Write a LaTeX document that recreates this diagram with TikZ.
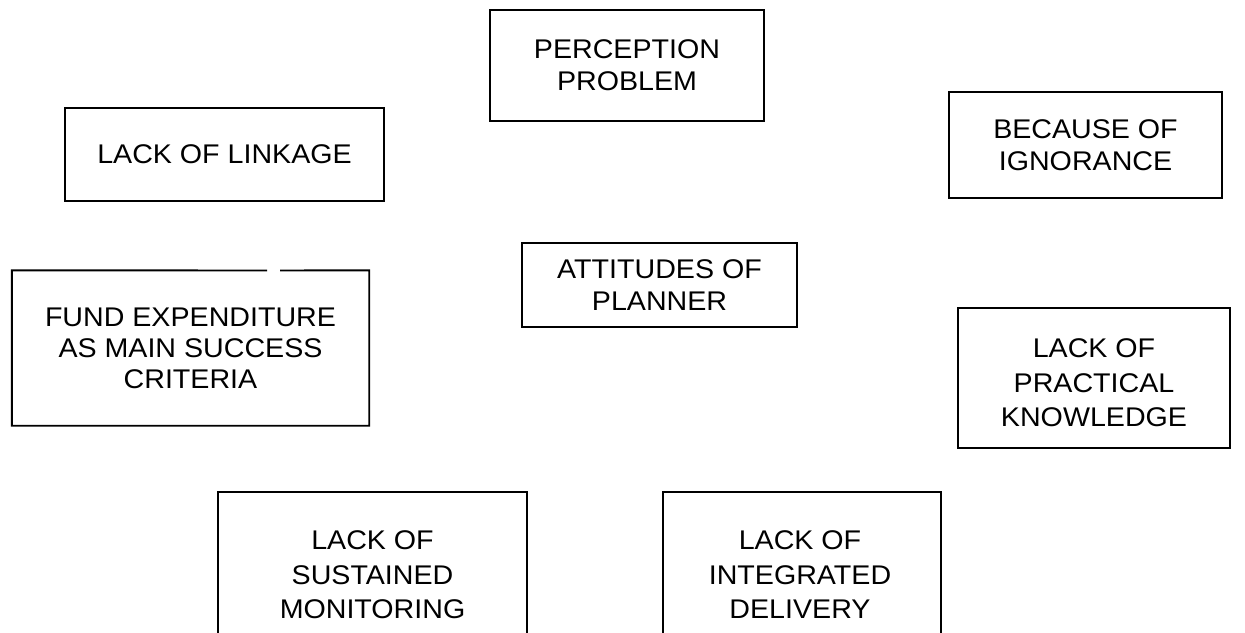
\documentclass[tikz,border=0pt]{standalone}
\usepackage{fontspec}
\setmainfont{Liberation Sans}[FakeStretch=1.06]
\begin{document}
\begin{tikzpicture}[x=1pt,y=-1pt,
  outline/.style={line width=1.9pt},
  txt/.style={align=center, inner sep=0pt, font=\fontsize{27}{32}\selectfont},
  txtfund/.style={align=center, inner sep=0pt, font=\fontsize{27}{31}\selectfont},
  txtwide/.style={align=center, inner sep=0pt, font=\fontsize{27}{34.5}\selectfont},
  box/.style={txt, draw, outline}]
\useasboundingbox (0,0) rectangle (1245,632);
% boxes with full outline
\node[box, minimum width=274pt, minimum height=111pt] (perc) at (627,65.5) {PERCEPTION\\PROBLEM};
\node[box, minimum width=319pt, minimum height=93pt] (link) at (224.5,154.5) {LACK OF LINKAGE};
\node[box, minimum width=273pt, minimum height=106pt] (igno) at (1085.5,145) {BECAUSE OF\\IGNORANCE};
\node[box, minimum width=275pt, minimum height=84pt] (att) at (659.5,285) {ATTITUDES OF\\PLANNER};
% fund expenditure box with a gap in its top edge
\node[txtfund, minimum width=357pt, minimum height=155pt] (fund) at (190.5,348) {FUND EXPENDITURE\\AS MAIN SUCCESS\\CRITERIA};
\coordinate (gapL) at (267,270.5);
\coordinate (gapR) at (280,270.5);
\draw[outline] (gapL) -- (fund.north west) -- (fund.south west) -- (fund.south east) -- (fund.north east) -- (gapR);
% practical knowledge box
\node[draw, outline, inner sep=0pt, minimum width=272pt, minimum height=140pt] (pracbox) at (1094,378) {};
\node[txtwide] (prac) at (1094,383) {LACK OF\\PRACTICAL\\KNOWLEDGE};
% bottom boxes, cut off by the lower edge
\node[txtwide] (sust) at (372.5,575) {LACK OF\\SUSTAINED\\MONITORING};
\coordinate (sustBL) at (218,634);
\coordinate (sustTL) at (218,492);
\coordinate (sustTR) at (527,492);
\coordinate (sustBR) at (527,634);
\draw[outline] (sustBL) -- (sustTL) -- (sustTR) -- (sustBR);
\node[txtwide] (integ) at (800,575) {LACK OF\\INTEGRATED\\DELIVERY};
\coordinate (integBL) at (663,634);
\coordinate (integTL) at (663,492);
\coordinate (integTR) at (941,492);
\coordinate (integBR) at (941,634);
\draw[outline] (integBL) -- (integTL) -- (integTR) -- (integBR);
\end{tikzpicture}
\end{document}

- [Problem details] Transcribe the material exactly, and leave out whatever pictures it holds.

- [The answer]
Write a LaTeX document that recreates this diagram with TikZ.
\documentclass[tikz,border=0pt]{standalone}
\usepackage{fontspec}
\setmainfont{Liberation Sans}[FakeStretch=1.06]
\begin{document}
\begin{tikzpicture}[x=1pt,y=-1pt,
  outline/.style={line width=1.9pt},
  txt/.style={align=center, inner sep=0pt, font=\fontsize{27}{32}\selectfont},
  txtfund/.style={align=center, inner sep=0pt, font=\fontsize{27}{31}\selectfont},
  txtwide/.style={align=center, inner sep=0pt, font=\fontsize{27}{34.5}\selectfont},
  box/.style={txt, draw, outline}]
\useasboundingbox (0,0) rectangle (1245,632);
% boxes with full outline
\node[box, minimum width=274pt, minimum height=111pt] (perc) at (627,65.5) {PERCEPTION\\PROBLEM};
\node[box, minimum width=319pt, minimum height=93pt] (link) at (224.5,154.5) {LACK OF LINKAGE};
\node[box, minimum width=273pt, minimum height=106pt] (igno) at (1085.5,145) {BECAUSE OF\\IGNORANCE};
\node[box, minimum width=275pt, minimum height=84pt] (att) at (659.5,285) {ATTITUDES OF\\PLANNER};
% fund expenditure box with a gap in its top edge
\node[txtfund, minimum width=357pt, minimum height=155pt] (fund) at (190.5,348) {FUND EXPENDITURE\\AS MAIN SUCCESS\\CRITERIA};
\coordinate (gapL) at (267,270.5);
\coordinate (gapR) at (280,270.5);
\draw[outline] (gapL) -- (fund.north west) -- (fund.south west) -- (fund.south east) -- (fund.north east) -- (gapR);
% practical knowledge box
\node[draw, outline, inner sep=0pt, minimum width=272pt, minimum height=140pt] (pracbox) at (1094,378) {};
\node[txtwide] (prac) at (1094,383) {LACK OF\\PRACTICAL\\KNOWLEDGE};
% bottom boxes, cut off by the lower edge
\node[txtwide] (sust) at (372.5,575) {LACK OF\\SUSTAINED\\MONITORING};
\coordinate (sustBL) at (218,634);
\coordinate (sustTL) at (218,492);
\coordinate (sustTR) at (527,492);
\coordinate (sustBR) at (527,634);
\draw[outline] (sustBL) -- (sustTL) -- (sustTR) -- (sustBR);
\node[txtwide] (integ) at (800,575) {LACK OF\\INTEGRATED\\DELIVERY};
\coordinate (integBL) at (663,634);
\coordinate (integTL) at (663,492);
\coordinate (integTR) at (941,492);
\coordinate (integBR) at (941,634);
\draw[outline] (integBL) -- (integTL) -- (integTR) -- (integBR);
\end{tikzpicture}
\end{document}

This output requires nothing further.